«Вот теперь и открывается все, отчего я сегодня как мальчик в праздничное утро: сегодня я тоже спешу в тот дом, куда стремятся все прекрасные силы весны. Сегодня иду я к нему. И когда я приду туда, пусть попробует тогда голос сурового и самого великого и страшного Бога упрекнуть меня:
– Можно ли теперь радоваться?
Пусть позовет и, может быть, даже покажет огненный лик, тогда я сам загорюсь и Ему покажу свой возмущенный лик и скажу:
– Отойди от меня, Сатана! Единственный и настоящий Бог живет в сердце моей возлюбленной, и от Него я никуда не пойду».
Такие настроения вольно или невольно отсылали Пришвина к богоискательству начала века, духовному наследию Мережковского, пробравшегося, подсевшего или – по новогодней записке своего ученика, «пришедшего» к их с Валерией Дмитриевной столу. «Новое» в этом пути оказалось возвращением к розановской идее о черном и светлом Боге («Проследить у Л. борьбу черного Бога аскетов с Богом светлым и радостным, а имя и тому, и другому одно»), протестом против горькой юности, против монашества и аскезы («Почему и явился такой Розанов: ему в жизни во всем было отказано, и когда явился наконец талант, он был ему все: и богатство и вечная юность – все было ему в таланте. Тогда он проклял черного бога, мешающего жить, и объявил религию человеческих зародышей, религию святого семени»), спетым в «Колобке» в пику соловецким паломникам и вроде бы навсегда позабытым, но вдруг поднявшимся из глубин души, будто, замороженное, оно дожидалось своего часа, что было психологически объяснимо: Валерию Дмитриевну полюбил не умудренный житейским опытом старик, но юноша в обличье старика, долго томившийся любовным ожиданием («Поэты юные в своем творчестве исходят от удивления, старые поэты – от мудрости. Но бывает наоборот: юный питается мудростью (Лермонтов), старый – удивлением (Пришвин)».
Встретив Валерию Дмитриевну, Пришвин словно помолодел и умом, и душой, но – так бывало не только с ним – дневниковые записи любовной поры, и обработанные, и необработанные, многословны и даже порой слащавы; однако при чтении их приходишь к мысли, что писать о счастье, может быть, даже проще, чем фиксировать его мерцающий свет в Дневнике.

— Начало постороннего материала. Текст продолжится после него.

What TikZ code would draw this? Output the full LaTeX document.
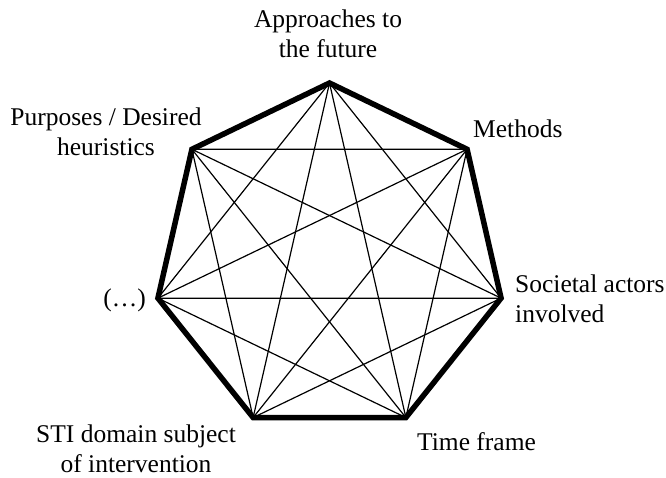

Но главное – многие прежде занимавшие его, убедительно изложенные в Дневнике идеи на какое-то время исказились, стали неузнаваемо-смутными и путаными. Свою возлюбленную, вполне в духе безумного «начала века», он сравнивает с революцией.
«У Ляли душа столь необъятно мятежная, что лучшие зерна большевистского мятежа в сравнении с ее мятежом надо рассматривать под микроскопом. Я давно это понял, и, наверное, это было главной силой души, которая меня к ней привлекла. Это революционное в священном смысле движение (…) В сущности, Ляля содержит в себе и весь „нигилизм-атеизм“ русской интеллигенции, поднимаемый на защиту Истинного Бога против Сатаны, именуемого тоже богом. В этом я ей по пути». Сильнее всего от пришвинской умственной и душевной сумятицы страдала сама Валерия Дмитриевна, волею, а точнее своеволием писателя превращенная в сверхъестественное, едва ли не демоническое существо, каким, при всей сложности ее духовного пути, она никогда не была.